> **Problem description**
Do not copy the pictures. Write out the lines from the start of the entries through the line containing "import seaborn as sns".

> **Some records**
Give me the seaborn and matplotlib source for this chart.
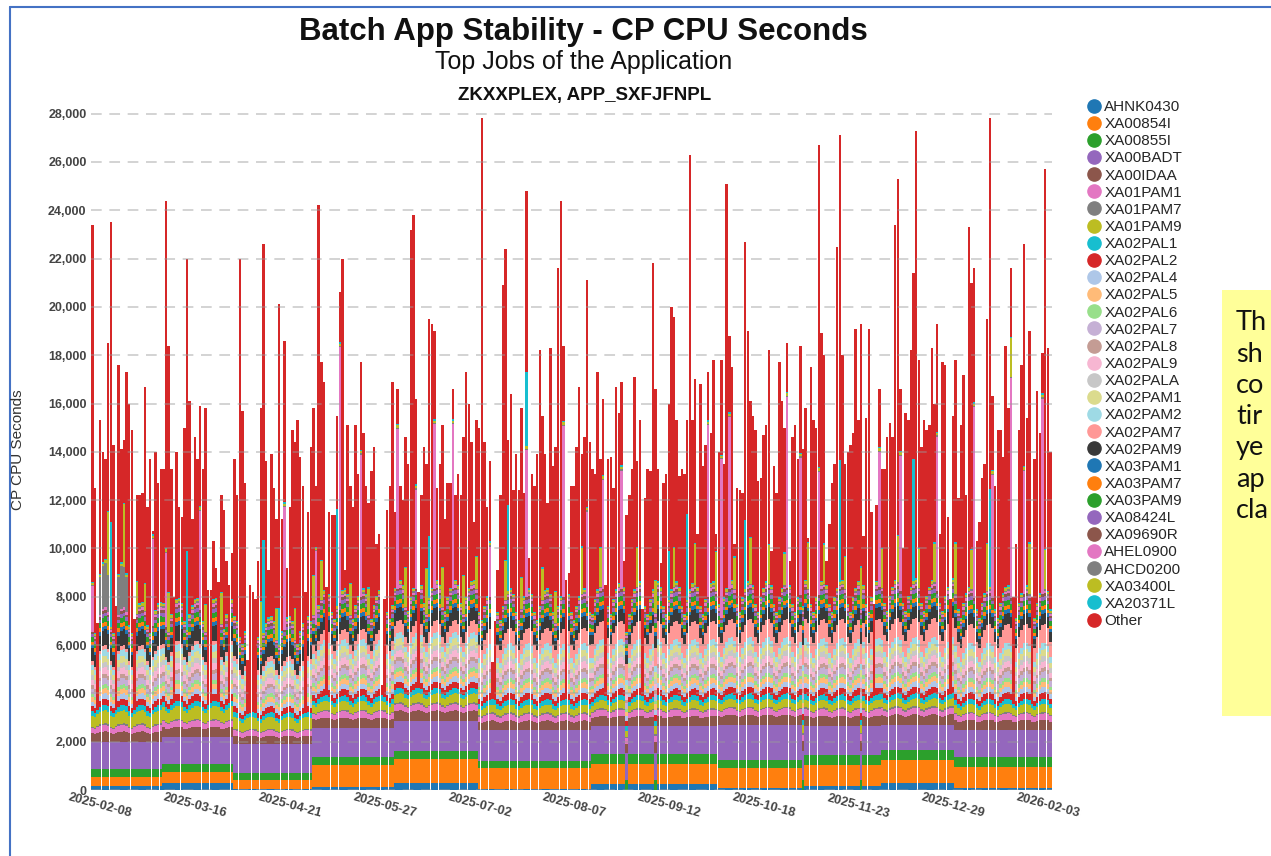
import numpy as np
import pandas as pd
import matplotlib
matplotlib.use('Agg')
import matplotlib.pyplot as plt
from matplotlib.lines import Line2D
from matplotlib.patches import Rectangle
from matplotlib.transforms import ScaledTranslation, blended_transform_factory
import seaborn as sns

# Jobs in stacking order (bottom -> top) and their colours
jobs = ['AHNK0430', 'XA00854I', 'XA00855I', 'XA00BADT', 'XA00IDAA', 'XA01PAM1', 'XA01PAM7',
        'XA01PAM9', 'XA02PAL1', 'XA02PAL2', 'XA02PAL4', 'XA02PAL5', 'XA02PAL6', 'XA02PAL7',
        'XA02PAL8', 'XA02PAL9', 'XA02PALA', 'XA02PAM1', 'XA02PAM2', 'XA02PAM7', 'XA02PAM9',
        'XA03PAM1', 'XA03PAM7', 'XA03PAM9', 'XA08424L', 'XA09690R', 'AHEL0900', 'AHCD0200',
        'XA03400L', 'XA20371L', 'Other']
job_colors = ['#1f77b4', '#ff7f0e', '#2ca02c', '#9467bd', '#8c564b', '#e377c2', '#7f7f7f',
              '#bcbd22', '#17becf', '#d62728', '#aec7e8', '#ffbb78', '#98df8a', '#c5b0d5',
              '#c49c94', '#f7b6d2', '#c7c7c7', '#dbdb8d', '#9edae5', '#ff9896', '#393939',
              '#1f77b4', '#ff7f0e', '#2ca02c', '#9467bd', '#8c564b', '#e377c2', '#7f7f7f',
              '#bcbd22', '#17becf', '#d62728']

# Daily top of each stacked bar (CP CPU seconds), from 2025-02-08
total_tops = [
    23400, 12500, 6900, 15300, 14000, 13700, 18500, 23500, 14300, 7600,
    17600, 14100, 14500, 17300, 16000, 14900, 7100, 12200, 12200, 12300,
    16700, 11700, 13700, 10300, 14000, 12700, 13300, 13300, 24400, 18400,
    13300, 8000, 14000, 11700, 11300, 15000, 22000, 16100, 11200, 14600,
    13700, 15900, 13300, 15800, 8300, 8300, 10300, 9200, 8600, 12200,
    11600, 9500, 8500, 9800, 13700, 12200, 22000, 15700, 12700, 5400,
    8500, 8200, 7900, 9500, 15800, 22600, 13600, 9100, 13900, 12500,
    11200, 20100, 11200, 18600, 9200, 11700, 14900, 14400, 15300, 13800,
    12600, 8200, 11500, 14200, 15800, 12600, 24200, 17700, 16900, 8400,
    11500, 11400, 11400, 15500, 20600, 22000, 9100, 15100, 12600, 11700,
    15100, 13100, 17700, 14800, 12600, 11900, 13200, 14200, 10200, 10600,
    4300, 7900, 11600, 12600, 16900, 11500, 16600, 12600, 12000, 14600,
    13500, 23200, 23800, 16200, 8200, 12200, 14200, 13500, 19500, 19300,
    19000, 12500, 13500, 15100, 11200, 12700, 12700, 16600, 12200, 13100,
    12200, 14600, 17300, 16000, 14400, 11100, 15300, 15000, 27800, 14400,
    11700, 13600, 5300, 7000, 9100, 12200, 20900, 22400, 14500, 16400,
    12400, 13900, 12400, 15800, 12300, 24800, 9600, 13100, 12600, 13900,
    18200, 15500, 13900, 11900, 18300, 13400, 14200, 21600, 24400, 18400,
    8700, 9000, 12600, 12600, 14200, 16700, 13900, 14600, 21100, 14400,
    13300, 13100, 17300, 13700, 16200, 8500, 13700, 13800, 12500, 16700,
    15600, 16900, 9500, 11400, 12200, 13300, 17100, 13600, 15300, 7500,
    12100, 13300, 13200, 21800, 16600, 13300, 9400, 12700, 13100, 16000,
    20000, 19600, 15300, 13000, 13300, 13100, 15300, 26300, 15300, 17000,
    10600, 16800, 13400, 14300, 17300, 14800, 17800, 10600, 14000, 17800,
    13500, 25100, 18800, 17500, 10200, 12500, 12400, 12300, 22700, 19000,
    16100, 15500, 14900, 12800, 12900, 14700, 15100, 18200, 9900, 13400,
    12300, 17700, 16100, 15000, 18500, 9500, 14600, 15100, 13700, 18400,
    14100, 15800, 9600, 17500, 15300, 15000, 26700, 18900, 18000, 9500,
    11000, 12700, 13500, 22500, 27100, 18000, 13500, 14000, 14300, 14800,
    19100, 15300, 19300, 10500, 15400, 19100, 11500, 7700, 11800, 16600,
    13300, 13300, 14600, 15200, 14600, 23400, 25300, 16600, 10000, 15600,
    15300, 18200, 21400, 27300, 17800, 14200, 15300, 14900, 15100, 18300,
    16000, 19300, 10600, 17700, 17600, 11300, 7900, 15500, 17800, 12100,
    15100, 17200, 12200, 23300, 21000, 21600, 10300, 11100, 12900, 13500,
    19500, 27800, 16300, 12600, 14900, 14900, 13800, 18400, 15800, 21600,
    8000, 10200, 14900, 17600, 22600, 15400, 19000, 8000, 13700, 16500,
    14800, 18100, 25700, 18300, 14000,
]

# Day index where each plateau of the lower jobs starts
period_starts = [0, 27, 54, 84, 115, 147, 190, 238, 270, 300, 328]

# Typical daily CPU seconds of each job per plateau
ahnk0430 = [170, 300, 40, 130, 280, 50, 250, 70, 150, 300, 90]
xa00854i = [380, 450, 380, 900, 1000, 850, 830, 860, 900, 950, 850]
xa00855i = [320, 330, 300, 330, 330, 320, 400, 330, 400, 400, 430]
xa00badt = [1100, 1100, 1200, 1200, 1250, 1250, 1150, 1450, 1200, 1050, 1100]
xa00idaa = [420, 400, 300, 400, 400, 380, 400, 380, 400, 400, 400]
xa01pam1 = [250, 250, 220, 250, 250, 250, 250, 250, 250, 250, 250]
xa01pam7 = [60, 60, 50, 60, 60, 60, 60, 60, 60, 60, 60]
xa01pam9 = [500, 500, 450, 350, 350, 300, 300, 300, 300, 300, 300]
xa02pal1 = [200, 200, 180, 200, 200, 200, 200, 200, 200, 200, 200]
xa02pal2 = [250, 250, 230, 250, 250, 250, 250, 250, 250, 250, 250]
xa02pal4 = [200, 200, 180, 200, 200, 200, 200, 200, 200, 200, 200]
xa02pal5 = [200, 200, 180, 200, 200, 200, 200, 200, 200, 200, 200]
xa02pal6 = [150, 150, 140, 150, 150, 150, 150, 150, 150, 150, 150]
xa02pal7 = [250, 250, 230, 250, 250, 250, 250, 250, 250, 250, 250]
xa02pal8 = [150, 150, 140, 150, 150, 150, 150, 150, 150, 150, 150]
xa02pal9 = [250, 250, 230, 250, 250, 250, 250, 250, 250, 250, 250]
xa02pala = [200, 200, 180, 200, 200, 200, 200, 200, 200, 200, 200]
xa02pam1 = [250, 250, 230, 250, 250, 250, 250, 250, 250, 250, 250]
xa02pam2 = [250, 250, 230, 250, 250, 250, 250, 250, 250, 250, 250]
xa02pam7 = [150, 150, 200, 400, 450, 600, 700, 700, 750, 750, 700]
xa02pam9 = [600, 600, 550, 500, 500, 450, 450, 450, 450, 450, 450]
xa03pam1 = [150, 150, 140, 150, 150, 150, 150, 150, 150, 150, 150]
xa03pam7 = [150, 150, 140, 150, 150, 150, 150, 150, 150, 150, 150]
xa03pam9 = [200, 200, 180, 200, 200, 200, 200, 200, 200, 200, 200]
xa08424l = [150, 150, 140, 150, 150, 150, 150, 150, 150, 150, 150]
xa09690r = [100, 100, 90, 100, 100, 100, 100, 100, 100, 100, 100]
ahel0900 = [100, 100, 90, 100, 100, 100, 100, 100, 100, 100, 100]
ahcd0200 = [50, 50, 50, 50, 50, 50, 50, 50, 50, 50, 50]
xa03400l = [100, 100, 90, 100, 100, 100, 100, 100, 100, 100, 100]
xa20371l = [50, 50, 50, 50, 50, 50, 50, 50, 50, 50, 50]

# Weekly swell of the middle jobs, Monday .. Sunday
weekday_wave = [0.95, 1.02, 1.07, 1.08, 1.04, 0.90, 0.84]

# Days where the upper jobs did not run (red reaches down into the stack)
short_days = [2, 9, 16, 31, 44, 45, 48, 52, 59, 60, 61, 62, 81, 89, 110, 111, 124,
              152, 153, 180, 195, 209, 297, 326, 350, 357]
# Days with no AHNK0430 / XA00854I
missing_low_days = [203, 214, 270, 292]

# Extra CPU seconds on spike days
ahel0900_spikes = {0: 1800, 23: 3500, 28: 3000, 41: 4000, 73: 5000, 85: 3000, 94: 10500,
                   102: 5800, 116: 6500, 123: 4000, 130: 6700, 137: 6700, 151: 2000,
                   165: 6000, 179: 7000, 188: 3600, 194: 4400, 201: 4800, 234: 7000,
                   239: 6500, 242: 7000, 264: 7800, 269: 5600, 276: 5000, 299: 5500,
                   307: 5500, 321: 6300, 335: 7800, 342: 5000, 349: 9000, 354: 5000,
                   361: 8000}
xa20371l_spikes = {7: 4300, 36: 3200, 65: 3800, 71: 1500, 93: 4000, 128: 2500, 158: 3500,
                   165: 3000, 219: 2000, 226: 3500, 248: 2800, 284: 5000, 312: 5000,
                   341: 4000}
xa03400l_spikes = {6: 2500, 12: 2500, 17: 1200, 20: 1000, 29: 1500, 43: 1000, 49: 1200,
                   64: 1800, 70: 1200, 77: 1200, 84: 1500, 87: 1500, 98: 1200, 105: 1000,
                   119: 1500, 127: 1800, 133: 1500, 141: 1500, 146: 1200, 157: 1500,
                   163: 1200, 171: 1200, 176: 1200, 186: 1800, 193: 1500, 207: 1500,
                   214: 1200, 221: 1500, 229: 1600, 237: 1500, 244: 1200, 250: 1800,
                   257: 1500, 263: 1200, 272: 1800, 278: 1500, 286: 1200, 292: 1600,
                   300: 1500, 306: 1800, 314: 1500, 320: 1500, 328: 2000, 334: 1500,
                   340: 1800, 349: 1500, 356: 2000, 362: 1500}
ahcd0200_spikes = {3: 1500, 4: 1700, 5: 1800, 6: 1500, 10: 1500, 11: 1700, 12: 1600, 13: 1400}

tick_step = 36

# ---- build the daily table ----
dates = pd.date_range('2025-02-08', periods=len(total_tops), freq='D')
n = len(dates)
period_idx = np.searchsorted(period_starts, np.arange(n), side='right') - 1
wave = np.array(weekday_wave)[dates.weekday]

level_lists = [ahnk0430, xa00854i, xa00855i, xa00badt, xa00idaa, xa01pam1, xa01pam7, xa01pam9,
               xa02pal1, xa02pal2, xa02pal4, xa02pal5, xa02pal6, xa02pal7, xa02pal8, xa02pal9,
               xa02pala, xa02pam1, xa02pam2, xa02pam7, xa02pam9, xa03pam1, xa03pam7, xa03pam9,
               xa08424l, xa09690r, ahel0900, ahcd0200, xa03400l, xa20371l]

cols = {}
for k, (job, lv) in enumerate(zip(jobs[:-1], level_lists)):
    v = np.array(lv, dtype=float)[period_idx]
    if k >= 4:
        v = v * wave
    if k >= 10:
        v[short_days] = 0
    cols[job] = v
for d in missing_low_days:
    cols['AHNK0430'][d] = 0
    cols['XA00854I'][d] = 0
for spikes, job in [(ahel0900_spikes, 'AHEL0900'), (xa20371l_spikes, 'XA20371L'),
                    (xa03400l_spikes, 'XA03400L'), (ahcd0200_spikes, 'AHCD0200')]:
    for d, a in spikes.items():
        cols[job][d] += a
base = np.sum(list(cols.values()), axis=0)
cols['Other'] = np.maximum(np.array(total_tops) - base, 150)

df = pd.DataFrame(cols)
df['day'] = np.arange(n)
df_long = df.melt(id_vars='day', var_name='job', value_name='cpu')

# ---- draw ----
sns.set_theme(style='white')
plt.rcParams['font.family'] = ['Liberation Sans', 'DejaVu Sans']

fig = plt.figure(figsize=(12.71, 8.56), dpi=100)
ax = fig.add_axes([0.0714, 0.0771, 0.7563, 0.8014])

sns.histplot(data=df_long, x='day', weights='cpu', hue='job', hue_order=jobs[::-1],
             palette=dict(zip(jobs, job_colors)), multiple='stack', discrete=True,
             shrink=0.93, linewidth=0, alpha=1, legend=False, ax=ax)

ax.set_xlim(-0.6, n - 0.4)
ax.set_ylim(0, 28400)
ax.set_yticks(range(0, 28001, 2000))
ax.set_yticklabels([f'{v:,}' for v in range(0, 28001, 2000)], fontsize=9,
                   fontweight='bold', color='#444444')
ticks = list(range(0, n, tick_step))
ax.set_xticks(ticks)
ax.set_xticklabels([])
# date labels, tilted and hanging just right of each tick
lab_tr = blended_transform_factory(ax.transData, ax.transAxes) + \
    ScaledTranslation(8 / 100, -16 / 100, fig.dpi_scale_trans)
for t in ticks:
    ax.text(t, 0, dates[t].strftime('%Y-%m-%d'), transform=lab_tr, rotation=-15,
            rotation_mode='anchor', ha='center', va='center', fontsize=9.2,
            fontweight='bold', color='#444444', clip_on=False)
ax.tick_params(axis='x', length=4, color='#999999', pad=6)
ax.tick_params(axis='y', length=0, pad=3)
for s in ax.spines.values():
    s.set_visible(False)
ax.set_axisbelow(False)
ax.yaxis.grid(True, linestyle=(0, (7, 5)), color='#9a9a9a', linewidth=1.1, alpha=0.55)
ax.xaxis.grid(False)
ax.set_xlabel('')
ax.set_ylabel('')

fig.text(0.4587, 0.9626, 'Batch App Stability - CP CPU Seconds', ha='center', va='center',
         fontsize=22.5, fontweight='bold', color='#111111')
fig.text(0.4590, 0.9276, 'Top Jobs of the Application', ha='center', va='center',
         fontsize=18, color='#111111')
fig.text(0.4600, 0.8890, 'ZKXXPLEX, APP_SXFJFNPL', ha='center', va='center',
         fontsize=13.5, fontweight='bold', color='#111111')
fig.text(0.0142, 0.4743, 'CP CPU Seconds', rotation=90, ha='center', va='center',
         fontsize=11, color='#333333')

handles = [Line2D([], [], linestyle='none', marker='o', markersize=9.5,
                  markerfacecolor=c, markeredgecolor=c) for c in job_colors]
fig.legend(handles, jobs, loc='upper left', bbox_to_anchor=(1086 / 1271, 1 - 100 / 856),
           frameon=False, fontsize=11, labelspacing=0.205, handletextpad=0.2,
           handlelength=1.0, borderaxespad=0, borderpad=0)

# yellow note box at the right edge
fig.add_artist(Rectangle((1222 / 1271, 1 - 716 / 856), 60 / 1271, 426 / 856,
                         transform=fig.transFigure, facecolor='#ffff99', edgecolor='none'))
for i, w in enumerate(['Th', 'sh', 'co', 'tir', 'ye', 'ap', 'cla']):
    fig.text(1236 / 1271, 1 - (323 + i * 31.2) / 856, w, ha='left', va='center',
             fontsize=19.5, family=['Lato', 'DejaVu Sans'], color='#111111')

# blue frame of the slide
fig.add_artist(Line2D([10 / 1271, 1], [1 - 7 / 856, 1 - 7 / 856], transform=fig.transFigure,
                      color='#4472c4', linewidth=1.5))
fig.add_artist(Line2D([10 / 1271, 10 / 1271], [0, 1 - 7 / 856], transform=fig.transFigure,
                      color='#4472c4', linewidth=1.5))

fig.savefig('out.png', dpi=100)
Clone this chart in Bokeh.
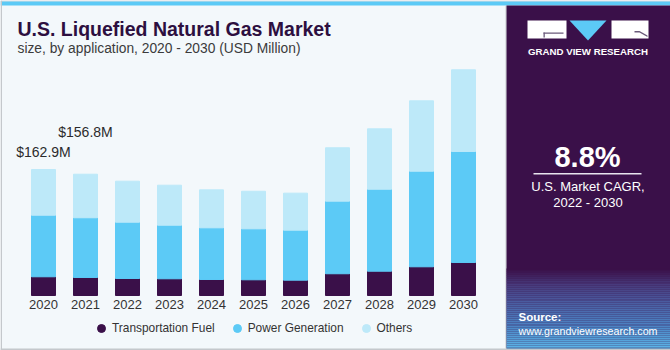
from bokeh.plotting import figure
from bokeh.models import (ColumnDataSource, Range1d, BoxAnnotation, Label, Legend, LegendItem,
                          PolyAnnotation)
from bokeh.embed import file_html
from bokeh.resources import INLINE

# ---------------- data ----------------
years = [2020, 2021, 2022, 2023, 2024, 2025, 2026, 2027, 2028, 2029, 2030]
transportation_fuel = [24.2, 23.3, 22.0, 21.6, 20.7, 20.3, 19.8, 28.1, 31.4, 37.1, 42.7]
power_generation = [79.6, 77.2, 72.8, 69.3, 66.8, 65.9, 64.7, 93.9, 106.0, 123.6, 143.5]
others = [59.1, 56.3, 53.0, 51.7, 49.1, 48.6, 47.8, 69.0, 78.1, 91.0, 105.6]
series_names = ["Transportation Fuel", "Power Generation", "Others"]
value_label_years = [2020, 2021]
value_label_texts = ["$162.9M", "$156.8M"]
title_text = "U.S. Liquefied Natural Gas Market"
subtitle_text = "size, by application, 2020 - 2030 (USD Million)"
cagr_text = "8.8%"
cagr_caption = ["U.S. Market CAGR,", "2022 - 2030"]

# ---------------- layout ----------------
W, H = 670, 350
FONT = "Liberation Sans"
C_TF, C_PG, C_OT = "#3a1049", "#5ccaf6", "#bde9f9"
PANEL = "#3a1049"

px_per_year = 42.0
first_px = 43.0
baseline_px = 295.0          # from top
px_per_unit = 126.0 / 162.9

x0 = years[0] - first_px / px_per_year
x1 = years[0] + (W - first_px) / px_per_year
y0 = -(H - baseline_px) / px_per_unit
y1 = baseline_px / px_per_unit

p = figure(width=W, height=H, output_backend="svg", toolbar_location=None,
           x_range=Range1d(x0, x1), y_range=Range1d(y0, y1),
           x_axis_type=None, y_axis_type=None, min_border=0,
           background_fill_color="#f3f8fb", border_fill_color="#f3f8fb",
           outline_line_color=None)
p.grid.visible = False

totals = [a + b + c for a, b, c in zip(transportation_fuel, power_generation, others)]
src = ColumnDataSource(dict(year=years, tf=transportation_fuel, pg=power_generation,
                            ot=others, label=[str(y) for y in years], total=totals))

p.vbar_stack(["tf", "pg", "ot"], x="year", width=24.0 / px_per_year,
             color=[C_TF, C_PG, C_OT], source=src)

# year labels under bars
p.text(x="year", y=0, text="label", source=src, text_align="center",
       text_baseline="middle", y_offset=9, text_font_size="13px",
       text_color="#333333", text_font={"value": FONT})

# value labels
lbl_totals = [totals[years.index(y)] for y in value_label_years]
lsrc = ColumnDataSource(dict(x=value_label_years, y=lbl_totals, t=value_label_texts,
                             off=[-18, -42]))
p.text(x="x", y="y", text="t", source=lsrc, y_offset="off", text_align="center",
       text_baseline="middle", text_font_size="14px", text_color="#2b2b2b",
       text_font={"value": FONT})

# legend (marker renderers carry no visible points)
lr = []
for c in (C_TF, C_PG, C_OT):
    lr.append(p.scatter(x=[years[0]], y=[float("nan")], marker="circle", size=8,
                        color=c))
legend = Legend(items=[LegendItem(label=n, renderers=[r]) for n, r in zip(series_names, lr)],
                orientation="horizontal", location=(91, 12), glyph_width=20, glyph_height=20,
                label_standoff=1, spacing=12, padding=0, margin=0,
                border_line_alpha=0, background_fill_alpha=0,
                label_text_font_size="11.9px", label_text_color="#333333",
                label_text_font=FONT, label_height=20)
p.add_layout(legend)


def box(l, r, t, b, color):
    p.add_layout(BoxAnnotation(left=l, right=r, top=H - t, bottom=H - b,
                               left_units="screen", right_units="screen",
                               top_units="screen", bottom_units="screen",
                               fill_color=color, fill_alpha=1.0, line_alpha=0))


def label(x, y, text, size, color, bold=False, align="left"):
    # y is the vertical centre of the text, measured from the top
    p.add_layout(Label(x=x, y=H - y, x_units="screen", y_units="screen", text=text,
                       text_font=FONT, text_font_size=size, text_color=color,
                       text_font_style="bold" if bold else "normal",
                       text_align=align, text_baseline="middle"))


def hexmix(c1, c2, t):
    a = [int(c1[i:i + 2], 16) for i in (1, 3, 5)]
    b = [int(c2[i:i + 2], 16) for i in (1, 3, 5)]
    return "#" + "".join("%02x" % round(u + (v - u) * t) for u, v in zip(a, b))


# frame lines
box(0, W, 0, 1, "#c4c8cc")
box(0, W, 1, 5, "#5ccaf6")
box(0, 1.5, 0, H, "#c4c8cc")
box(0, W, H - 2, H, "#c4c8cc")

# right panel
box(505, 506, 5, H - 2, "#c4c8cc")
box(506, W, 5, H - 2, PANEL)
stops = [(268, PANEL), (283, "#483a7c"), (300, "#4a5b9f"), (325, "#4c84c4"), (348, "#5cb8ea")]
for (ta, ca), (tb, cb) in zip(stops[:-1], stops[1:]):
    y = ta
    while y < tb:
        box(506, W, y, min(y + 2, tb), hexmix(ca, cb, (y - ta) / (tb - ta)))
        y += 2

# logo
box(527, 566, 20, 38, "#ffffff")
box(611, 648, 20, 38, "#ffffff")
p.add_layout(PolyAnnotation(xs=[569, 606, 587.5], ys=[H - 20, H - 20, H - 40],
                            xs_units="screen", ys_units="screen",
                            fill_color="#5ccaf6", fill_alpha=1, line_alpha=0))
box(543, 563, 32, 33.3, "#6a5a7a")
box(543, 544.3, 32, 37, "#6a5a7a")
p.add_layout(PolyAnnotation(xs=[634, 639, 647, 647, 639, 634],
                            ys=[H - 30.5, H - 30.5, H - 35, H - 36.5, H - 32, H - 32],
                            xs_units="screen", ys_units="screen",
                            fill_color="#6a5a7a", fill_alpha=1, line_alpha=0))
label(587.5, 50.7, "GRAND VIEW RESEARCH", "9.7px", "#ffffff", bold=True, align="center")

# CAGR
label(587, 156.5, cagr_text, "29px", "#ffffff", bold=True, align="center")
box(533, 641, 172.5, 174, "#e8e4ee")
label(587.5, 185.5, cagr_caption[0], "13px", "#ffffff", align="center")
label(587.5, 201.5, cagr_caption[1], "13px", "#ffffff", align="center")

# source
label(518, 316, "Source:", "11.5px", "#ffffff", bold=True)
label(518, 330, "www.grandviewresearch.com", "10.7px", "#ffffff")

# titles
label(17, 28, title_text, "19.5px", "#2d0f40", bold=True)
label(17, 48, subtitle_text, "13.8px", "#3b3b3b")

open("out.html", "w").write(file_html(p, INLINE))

> **Written answer**
Give me the seaborn and matplotlib source for this chart.
import numpy as np
import pandas as pd
import matplotlib
matplotlib.use('Agg')
import matplotlib.pyplot as plt
from matplotlib.lines import Line2D
from matplotlib.patches import Rectangle
from matplotlib.transforms import ScaledTranslation, blended_transform_factory
import seaborn as sns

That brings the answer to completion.